Print exactly the lines running from the one that holds "Clone this chart in D3.js." through the one that holds "const ibdThreshold = 1.806;", please, and leave the pictures out.

Excerpted records:
*****
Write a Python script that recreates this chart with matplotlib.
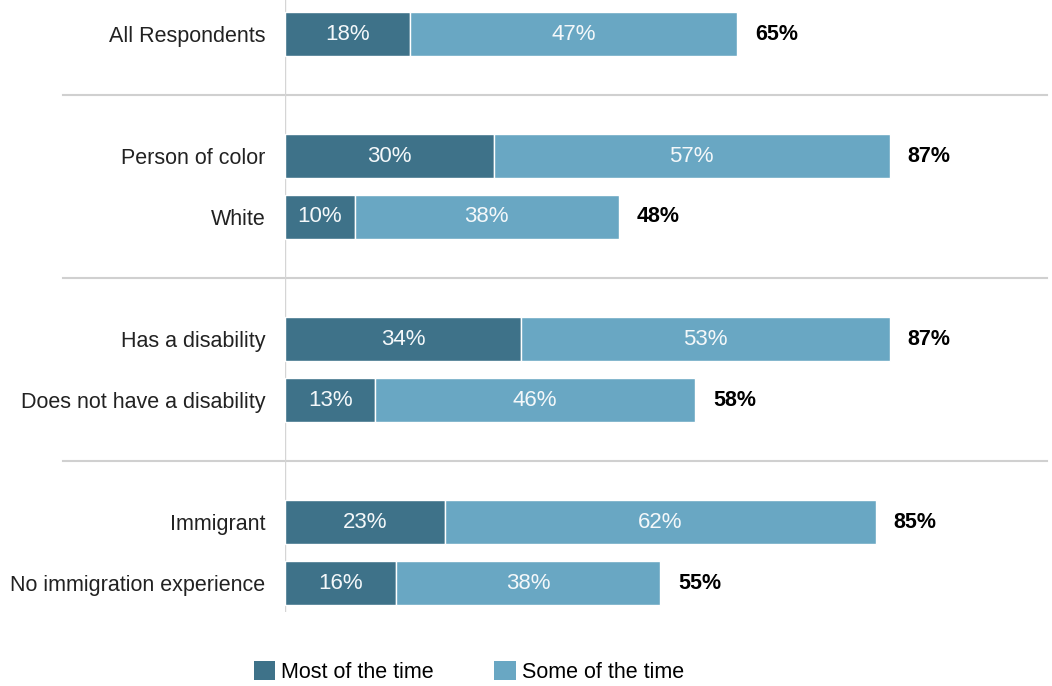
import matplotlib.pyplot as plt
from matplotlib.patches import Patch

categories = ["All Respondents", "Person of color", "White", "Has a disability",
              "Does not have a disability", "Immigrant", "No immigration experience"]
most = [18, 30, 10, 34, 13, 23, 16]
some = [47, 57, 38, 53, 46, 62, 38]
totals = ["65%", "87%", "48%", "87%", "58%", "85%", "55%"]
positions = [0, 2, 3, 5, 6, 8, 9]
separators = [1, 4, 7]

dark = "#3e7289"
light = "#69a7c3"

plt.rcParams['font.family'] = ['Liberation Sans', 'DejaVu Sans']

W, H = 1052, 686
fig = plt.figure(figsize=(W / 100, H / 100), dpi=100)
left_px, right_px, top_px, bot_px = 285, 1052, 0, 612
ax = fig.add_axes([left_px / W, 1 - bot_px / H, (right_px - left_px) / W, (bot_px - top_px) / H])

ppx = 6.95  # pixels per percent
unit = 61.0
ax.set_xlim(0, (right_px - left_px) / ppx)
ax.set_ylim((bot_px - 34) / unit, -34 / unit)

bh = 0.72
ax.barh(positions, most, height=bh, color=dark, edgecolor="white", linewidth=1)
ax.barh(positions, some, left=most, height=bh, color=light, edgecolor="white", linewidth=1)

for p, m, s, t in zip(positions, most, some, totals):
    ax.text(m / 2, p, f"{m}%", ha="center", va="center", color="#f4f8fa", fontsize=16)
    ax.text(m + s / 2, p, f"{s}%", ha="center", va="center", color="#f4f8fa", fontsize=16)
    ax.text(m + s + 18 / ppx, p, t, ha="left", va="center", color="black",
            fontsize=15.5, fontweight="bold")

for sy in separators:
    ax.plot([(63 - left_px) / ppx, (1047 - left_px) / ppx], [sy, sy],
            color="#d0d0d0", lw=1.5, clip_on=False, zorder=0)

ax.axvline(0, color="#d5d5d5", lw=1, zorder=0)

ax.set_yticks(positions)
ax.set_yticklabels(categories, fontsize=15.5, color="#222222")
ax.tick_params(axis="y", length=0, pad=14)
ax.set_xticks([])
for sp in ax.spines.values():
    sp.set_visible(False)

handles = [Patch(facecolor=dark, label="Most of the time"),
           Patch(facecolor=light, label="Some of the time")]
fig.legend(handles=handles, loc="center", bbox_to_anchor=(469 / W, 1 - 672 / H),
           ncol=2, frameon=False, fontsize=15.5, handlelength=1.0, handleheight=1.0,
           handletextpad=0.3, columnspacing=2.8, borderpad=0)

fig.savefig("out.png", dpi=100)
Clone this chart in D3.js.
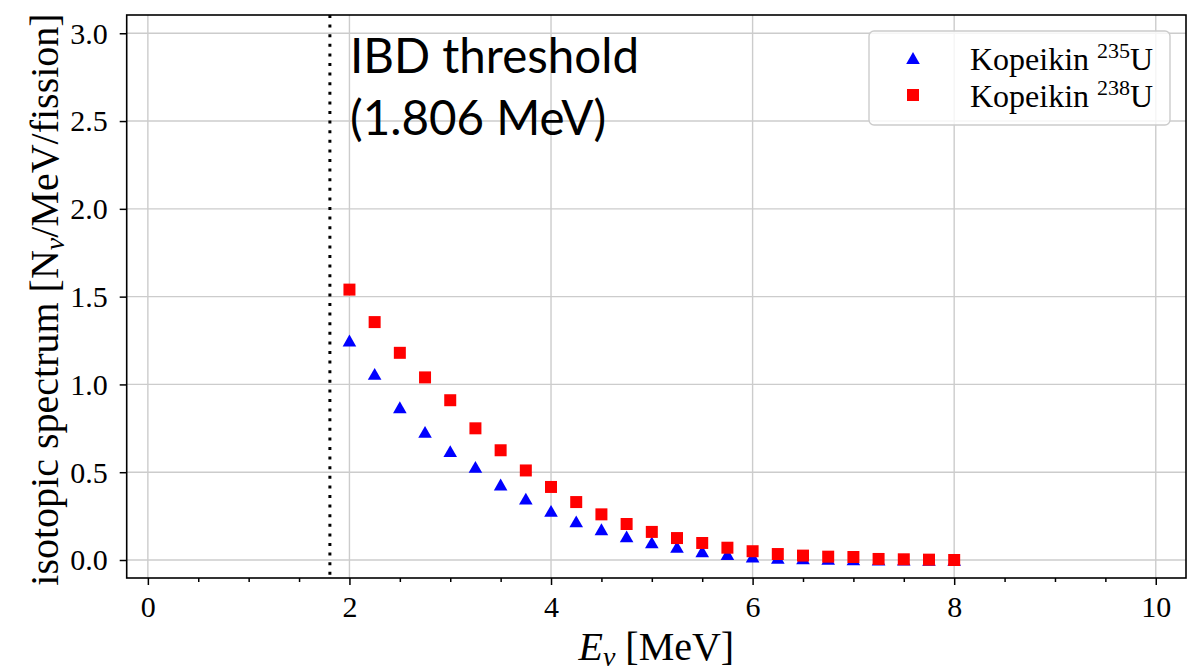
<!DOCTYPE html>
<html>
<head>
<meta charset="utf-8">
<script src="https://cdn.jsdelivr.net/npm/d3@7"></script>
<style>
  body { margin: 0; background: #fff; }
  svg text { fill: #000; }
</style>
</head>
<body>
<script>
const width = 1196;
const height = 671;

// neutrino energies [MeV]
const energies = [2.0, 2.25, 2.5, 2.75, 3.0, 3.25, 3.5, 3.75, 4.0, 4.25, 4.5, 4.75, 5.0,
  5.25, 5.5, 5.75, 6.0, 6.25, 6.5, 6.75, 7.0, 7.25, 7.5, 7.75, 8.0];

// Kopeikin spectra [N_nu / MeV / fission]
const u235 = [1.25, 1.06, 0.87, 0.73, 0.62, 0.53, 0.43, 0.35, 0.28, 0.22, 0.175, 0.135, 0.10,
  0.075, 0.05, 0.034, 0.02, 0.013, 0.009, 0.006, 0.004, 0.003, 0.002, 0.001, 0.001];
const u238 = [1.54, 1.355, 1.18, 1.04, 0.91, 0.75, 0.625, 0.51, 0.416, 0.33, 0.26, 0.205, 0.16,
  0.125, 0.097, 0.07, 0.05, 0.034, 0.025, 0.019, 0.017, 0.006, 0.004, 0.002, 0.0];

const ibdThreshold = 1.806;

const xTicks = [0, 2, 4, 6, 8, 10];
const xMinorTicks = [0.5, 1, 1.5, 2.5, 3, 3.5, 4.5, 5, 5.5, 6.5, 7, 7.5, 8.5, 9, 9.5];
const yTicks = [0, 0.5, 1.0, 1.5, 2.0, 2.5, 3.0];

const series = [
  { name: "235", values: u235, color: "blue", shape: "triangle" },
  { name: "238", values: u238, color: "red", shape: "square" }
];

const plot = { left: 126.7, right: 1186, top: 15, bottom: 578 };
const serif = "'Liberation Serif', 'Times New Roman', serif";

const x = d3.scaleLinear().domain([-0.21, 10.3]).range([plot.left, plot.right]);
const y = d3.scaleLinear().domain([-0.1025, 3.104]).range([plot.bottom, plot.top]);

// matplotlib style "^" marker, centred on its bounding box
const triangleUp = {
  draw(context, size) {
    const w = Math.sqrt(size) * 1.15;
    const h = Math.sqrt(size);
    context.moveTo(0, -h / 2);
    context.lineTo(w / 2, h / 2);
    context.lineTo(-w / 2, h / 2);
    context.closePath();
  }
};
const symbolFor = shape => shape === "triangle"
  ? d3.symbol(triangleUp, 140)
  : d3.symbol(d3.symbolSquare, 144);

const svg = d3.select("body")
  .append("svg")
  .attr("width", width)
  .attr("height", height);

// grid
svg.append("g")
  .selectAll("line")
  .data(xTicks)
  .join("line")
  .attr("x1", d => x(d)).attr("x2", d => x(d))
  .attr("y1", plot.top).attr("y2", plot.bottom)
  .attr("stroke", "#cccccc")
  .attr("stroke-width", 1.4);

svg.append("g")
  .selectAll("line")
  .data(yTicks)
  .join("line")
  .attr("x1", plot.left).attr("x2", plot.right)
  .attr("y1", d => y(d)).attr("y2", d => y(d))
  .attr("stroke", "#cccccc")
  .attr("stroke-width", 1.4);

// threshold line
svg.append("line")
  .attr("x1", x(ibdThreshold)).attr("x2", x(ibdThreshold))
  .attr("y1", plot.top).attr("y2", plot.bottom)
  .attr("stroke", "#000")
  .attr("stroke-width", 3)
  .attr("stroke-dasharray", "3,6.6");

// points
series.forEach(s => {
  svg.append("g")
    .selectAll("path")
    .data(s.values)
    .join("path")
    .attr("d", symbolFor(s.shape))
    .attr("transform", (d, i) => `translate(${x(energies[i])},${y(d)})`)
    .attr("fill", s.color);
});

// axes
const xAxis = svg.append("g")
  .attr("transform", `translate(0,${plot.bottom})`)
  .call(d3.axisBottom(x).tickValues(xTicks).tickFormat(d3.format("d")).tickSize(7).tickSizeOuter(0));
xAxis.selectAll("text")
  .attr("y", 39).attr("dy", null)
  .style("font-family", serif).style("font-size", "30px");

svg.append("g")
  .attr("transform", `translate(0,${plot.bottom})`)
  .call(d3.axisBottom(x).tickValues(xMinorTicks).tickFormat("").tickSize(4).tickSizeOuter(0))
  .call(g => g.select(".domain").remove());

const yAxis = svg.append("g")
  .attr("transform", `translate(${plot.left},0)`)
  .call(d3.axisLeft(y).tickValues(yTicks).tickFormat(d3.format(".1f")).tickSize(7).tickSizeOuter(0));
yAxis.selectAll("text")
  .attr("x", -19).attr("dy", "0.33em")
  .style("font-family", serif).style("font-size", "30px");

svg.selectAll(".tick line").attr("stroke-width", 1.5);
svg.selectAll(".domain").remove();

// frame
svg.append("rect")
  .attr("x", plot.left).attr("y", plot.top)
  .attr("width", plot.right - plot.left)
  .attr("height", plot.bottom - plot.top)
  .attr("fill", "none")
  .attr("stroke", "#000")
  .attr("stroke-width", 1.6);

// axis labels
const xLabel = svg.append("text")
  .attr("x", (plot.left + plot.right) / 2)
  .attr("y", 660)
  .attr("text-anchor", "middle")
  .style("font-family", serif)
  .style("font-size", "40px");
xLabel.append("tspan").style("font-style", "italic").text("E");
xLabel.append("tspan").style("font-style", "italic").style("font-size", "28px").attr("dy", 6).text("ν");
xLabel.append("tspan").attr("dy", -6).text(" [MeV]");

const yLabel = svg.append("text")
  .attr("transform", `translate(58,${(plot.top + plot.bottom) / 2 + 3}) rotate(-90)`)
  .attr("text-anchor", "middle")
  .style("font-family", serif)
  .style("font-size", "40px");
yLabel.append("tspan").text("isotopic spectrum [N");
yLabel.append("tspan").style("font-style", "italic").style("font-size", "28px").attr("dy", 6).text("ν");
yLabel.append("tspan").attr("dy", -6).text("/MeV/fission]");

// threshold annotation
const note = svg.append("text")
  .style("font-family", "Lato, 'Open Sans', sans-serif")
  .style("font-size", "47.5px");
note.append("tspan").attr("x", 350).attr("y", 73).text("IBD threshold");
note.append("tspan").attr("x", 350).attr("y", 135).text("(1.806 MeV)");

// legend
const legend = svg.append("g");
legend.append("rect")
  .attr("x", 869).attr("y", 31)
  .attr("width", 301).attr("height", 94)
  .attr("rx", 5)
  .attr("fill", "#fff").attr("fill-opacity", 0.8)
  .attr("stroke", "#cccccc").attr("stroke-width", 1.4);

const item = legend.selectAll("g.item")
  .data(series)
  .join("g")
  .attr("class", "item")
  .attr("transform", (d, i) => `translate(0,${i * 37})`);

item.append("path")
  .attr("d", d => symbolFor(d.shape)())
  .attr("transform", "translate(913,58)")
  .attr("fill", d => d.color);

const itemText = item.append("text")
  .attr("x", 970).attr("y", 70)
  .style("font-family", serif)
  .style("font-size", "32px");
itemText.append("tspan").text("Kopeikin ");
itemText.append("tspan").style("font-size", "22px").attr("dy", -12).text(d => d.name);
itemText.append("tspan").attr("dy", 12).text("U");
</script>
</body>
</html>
*****
Answer to the task:
Clone this chart in D3.js.
<!DOCTYPE html>
<html>
<head>
<meta charset="utf-8">
<script src="https://cdn.jsdelivr.net/npm/d3@7"></script>
<style>
  body { margin: 0; background: #fff; }
  svg text { fill: #000; }
</style>
</head>
<body>
<script>
const width = 1196;
const height = 671;

// neutrino energies [MeV]
const energies = [2.0, 2.25, 2.5, 2.75, 3.0, 3.25, 3.5, 3.75, 4.0, 4.25, 4.5, 4.75, 5.0,
  5.25, 5.5, 5.75, 6.0, 6.25, 6.5, 6.75, 7.0, 7.25, 7.5, 7.75, 8.0];

// Kopeikin spectra [N_nu / MeV / fission]
const u235 = [1.25, 1.06, 0.87, 0.73, 0.62, 0.53, 0.43, 0.35, 0.28, 0.22, 0.175, 0.135, 0.10,
  0.075, 0.05, 0.034, 0.02, 0.013, 0.009, 0.006, 0.004, 0.003, 0.002, 0.001, 0.001];
const u238 = [1.54, 1.355, 1.18, 1.04, 0.91, 0.75, 0.625, 0.51, 0.416, 0.33, 0.26, 0.205, 0.16,
  0.125, 0.097, 0.07, 0.05, 0.034, 0.025, 0.019, 0.017, 0.006, 0.004, 0.002, 0.0];

const ibdThreshold = 1.806;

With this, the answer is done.